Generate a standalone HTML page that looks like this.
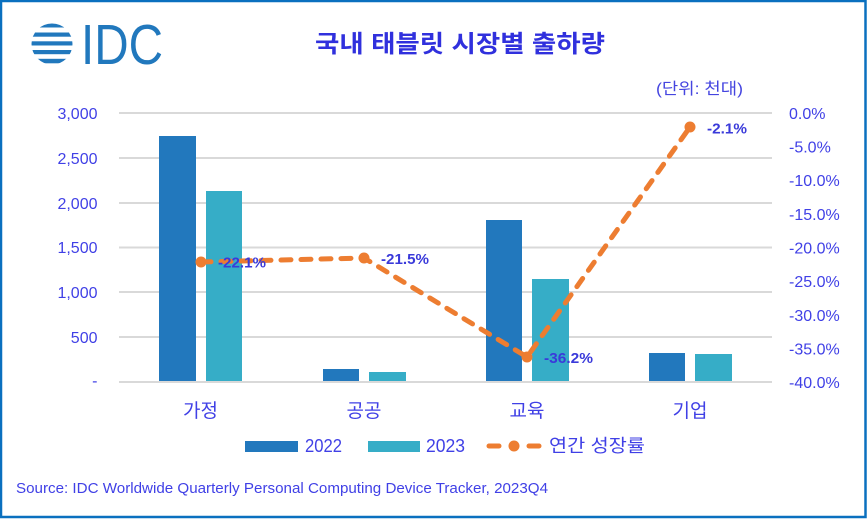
<!DOCTYPE html>
<html><head><meta charset="utf-8"><style>
html,body{margin:0;padding:0;background:#fff;}
svg{display:block;}
text{font-family:"Liberation Sans","Noto Sans CJK KR",sans-serif;}
</style></head><body>
<svg width="867" height="519" viewBox="0 0 867 519" xmlns="http://www.w3.org/2000/svg">
<rect x="0" y="0" width="867" height="519" fill="#fff"/>
<rect x="1" y="1" width="864.5" height="516" fill="none" stroke="#0A70BF" stroke-width="2.5"/>
<!-- logo -->
<defs><clipPath id="g"><circle cx="52" cy="44" r="20.5"/></clipPath></defs>
<g clip-path="url(#g)" fill="#2178BD">
<rect x="30" y="23.5" width="45" height="4"/>
<rect x="30" y="32.5" width="45" height="4.2"/>
<rect x="30" y="41.3" width="45" height="4.2"/>
<rect x="30" y="50" width="45" height="4.2"/>
<rect x="30" y="58.8" width="45" height="4.5"/>
</g>
<text x="81" y="64" font-size="57" fill="#2178BD" textLength="82" lengthAdjust="spacingAndGlyphs">IDC</text>
<!-- title -->
<text x="315" y="52" font-size="24" font-weight="bold" fill="#3030DD" textLength="290" lengthAdjust="spacingAndGlyphs">국내 태블릿 시장별 출하량</text>
<text x="656" y="94" font-size="16" fill="#4545E0" textLength="87" lengthAdjust="spacingAndGlyphs">(단위: 천대)</text>
<!-- grid -->
<g stroke="#D9D9D9" stroke-width="2">
<line x1="119" y1="113" x2="772" y2="113"/>
<line x1="119" y1="158" x2="772" y2="158"/>
<line x1="119" y1="203" x2="772" y2="203"/>
<line x1="119" y1="247.5" x2="772" y2="247.5"/>
<line x1="119" y1="292" x2="772" y2="292"/>
<line x1="119" y1="337" x2="772" y2="337"/>
<line x1="119" y1="382" x2="772" y2="382"/>
</g>
<!-- left ticks -->
<g font-size="16" fill="#4040E6" text-anchor="end">
<text x="97.5" y="119">3,000</text>
<text x="97.5" y="164">2,500</text>
<text x="97.5" y="209">2,000</text>
<text x="97.5" y="253">1,500</text>
<text x="97.5" y="298">1,000</text>
<text x="97.5" y="343">500</text>
<text x="97.5" y="386">-</text>
</g>
<!-- right ticks -->
<g font-size="16" fill="#4040E6">
<text x="789" y="119">0.0%</text>
<text x="789" y="152.6">-5.0%</text>
<text x="789" y="186.2">-10.0%</text>
<text x="789" y="219.9">-15.0%</text>
<text x="789" y="253.5">-20.0%</text>
<text x="789" y="287.1">-25.0%</text>
<text x="789" y="320.8">-30.0%</text>
<text x="789" y="354.4">-35.0%</text>
<text x="789" y="388">-40.0%</text>
</g>
<!-- bars -->
<g fill="#2278BD">
<rect x="159" y="136" width="37" height="245"/>
<rect x="323" y="369" width="36" height="12"/>
<rect x="486" y="220" width="36" height="161"/>
<rect x="649" y="353" width="36" height="28"/>
</g>
<g fill="#36ADC7">
<rect x="206" y="191" width="36" height="190"/>
<rect x="369" y="372" width="37" height="9"/>
<rect x="532" y="279" width="37" height="102"/>
<rect x="695" y="354" width="37" height="27"/>
</g>
<!-- line -->
<polyline points="201,262 364,258 527,357 690,127" fill="none" stroke="#ED7D31" stroke-width="5" stroke-dasharray="10 10" stroke-linecap="round" stroke-linejoin="round"/>
<g fill="#ED7D31">
<circle cx="201" cy="262" r="5.5"/>
<circle cx="364" cy="258" r="5.5"/>
<circle cx="527" cy="357" r="5.5"/>
<circle cx="690" cy="127" r="5.5"/>
</g>
<!-- data labels -->
<g font-size="15" font-weight="bold" fill="#3A3ADA">
<text x="218" y="267.5" textLength="48" lengthAdjust="spacingAndGlyphs">-22.1%</text>
<text x="381" y="264" textLength="48" lengthAdjust="spacingAndGlyphs">-21.5%</text>
<text x="544" y="363" textLength="49" lengthAdjust="spacingAndGlyphs">-36.2%</text>
<text x="707" y="133.5" textLength="40" lengthAdjust="spacingAndGlyphs">-2.1%</text>
</g>
<!-- categories -->
<g font-size="19" fill="#4040E6" text-anchor="middle">
<text x="200.5" y="417">가정</text>
<text x="364" y="417">공공</text>
<text x="527" y="417">교육</text>
<text x="690" y="417">기업</text>
</g>
<!-- legend -->
<rect x="245" y="441" width="53" height="11" fill="#2278BD"/>
<text x="305" y="452" font-size="18" fill="#4040E6" textLength="37" lengthAdjust="spacingAndGlyphs">2022</text>
<rect x="368" y="441" width="52" height="11" fill="#36ADC7"/>
<text x="426" y="452" font-size="18" fill="#4040E6" textLength="39" lengthAdjust="spacingAndGlyphs">2023</text>
<line x1="489" y1="446" x2="499" y2="446" stroke="#ED7D31" stroke-width="5" stroke-linecap="round"/>
<line x1="529" y1="446" x2="539" y2="446" stroke="#ED7D31" stroke-width="5" stroke-linecap="round"/>
<circle cx="514" cy="446" r="5.5" fill="#ED7D31"/>
<text x="549" y="452" font-size="18" fill="#4040E6" textLength="96" lengthAdjust="spacingAndGlyphs">연간 성장률</text>
<!-- source -->
<text x="16" y="493" font-size="15" fill="#4040E6" textLength="532" lengthAdjust="spacingAndGlyphs">Source: IDC Worldwide Quarterly Personal Computing Device Tracker, 2023Q4</text>
</svg>
</body></html>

#####

▶ Problem statement
Set the listing down in full and exactly. Pictures within it should not appear in the copy.

▶ Finished exercise
Generate a standalone HTML page that looks like this.
<!DOCTYPE html>
<html><head><meta charset="utf-8"><style>
html,body{margin:0;padding:0;background:#fff;}
svg{display:block;}
text{font-family:"Liberation Sans","Noto Sans CJK KR",sans-serif;}
</style></head><body>
<svg width="867" height="519" viewBox="0 0 867 519" xmlns="http://www.w3.org/2000/svg">
<rect x="0" y="0" width="867" height="519" fill="#fff"/>
<rect x="1" y="1" width="864.5" height="516" fill="none" stroke="#0A70BF" stroke-width="2.5"/>
<!-- logo -->
<defs><clipPath id="g"><circle cx="52" cy="44" r="20.5"/></clipPath></defs>
<g clip-path="url(#g)" fill="#2178BD">
<rect x="30" y="23.5" width="45" height="4"/>
<rect x="30" y="32.5" width="45" height="4.2"/>
<rect x="30" y="41.3" width="45" height="4.2"/>
<rect x="30" y="50" width="45" height="4.2"/>
<rect x="30" y="58.8" width="45" height="4.5"/>
</g>
<text x="81" y="64" font-size="57" fill="#2178BD" textLength="82" lengthAdjust="spacingAndGlyphs">IDC</text>
<!-- title -->
<text x="315" y="52" font-size="24" font-weight="bold" fill="#3030DD" textLength="290" lengthAdjust="spacingAndGlyphs">국내 태블릿 시장별 출하량</text>
<text x="656" y="94" font-size="16" fill="#4545E0" textLength="87" lengthAdjust="spacingAndGlyphs">(단위: 천대)</text>
<!-- grid -->
<g stroke="#D9D9D9" stroke-width="2">
<line x1="119" y1="113" x2="772" y2="113"/>
<line x1="119" y1="158" x2="772" y2="158"/>
<line x1="119" y1="203" x2="772" y2="203"/>
<line x1="119" y1="247.5" x2="772" y2="247.5"/>
<line x1="119" y1="292" x2="772" y2="292"/>
<line x1="119" y1="337" x2="772" y2="337"/>
<line x1="119" y1="382" x2="772" y2="382"/>
</g>
<!-- left ticks -->
<g font-size="16" fill="#4040E6" text-anchor="end">
<text x="97.5" y="119">3,000</text>
<text x="97.5" y="164">2,500</text>
<text x="97.5" y="209">2,000</text>
<text x="97.5" y="253">1,500</text>
<text x="97.5" y="298">1,000</text>
<text x="97.5" y="343">500</text>
<text x="97.5" y="386">-</text>
</g>
<!-- right ticks -->
<g font-size="16" fill="#4040E6">
<text x="789" y="119">0.0%</text>
<text x="789" y="152.6">-5.0%</text>
<text x="789" y="186.2">-10.0%</text>
<text x="789" y="219.9">-15.0%</text>
<text x="789" y="253.5">-20.0%</text>
<text x="789" y="287.1">-25.0%</text>
<text x="789" y="320.8">-30.0%</text>
<text x="789" y="354.4">-35.0%</text>
<text x="789" y="388">-40.0%</text>
</g>
<!-- bars -->
<g fill="#2278BD">
<rect x="159" y="136" width="37" height="245"/>
<rect x="323" y="369" width="36" height="12"/>
<rect x="486" y="220" width="36" height="161"/>
<rect x="649" y="353" width="36" height="28"/>
</g>
<g fill="#36ADC7">
<rect x="206" y="191" width="36" height="190"/>
<rect x="369" y="372" width="37" height="9"/>
<rect x="532" y="279" width="37" height="102"/>
<rect x="695" y="354" width="37" height="27"/>
</g>
<!-- line -->
<polyline points="201,262 364,258 527,357 690,127" fill="none" stroke="#ED7D31" stroke-width="5" stroke-dasharray="10 10" stroke-linecap="round" stroke-linejoin="round"/>
<g fill="#ED7D31">
<circle cx="201" cy="262" r="5.5"/>
<circle cx="364" cy="258" r="5.5"/>
<circle cx="527" cy="357" r="5.5"/>
<circle cx="690" cy="127" r="5.5"/>
</g>
<!-- data labels -->
<g font-size="15" font-weight="bold" fill="#3A3ADA">
<text x="218" y="267.5" textLength="48" lengthAdjust="spacingAndGlyphs">-22.1%</text>
<text x="381" y="264" textLength="48" lengthAdjust="spacingAndGlyphs">-21.5%</text>
<text x="544" y="363" textLength="49" lengthAdjust="spacingAndGlyphs">-36.2%</text>
<text x="707" y="133.5" textLength="40" lengthAdjust="spacingAndGlyphs">-2.1%</text>
</g>
<!-- categories -->
<g font-size="19" fill="#4040E6" text-anchor="middle">
<text x="200.5" y="417">가정</text>
<text x="364" y="417">공공</text>
<text x="527" y="417">교육</text>
<text x="690" y="417">기업</text>
</g>
<!-- legend -->
<rect x="245" y="441" width="53" height="11" fill="#2278BD"/>
<text x="305" y="452" font-size="18" fill="#4040E6" textLength="37" lengthAdjust="spacingAndGlyphs">2022</text>
<rect x="368" y="441" width="52" height="11" fill="#36ADC7"/>
<text x="426" y="452" font-size="18" fill="#4040E6" textLength="39" lengthAdjust="spacingAndGlyphs">2023</text>
<line x1="489" y1="446" x2="499" y2="446" stroke="#ED7D31" stroke-width="5" stroke-linecap="round"/>
<line x1="529" y1="446" x2="539" y2="446" stroke="#ED7D31" stroke-width="5" stroke-linecap="round"/>
<circle cx="514" cy="446" r="5.5" fill="#ED7D31"/>
<text x="549" y="452" font-size="18" fill="#4040E6" textLength="96" lengthAdjust="spacingAndGlyphs">연간 성장률</text>
<!-- source -->
<text x="16" y="493" font-size="15" fill="#4040E6" textLength="532" lengthAdjust="spacingAndGlyphs">Source: IDC Worldwide Quarterly Personal Computing Device Tracker, 2023Q4</text>
</svg>
</body></html>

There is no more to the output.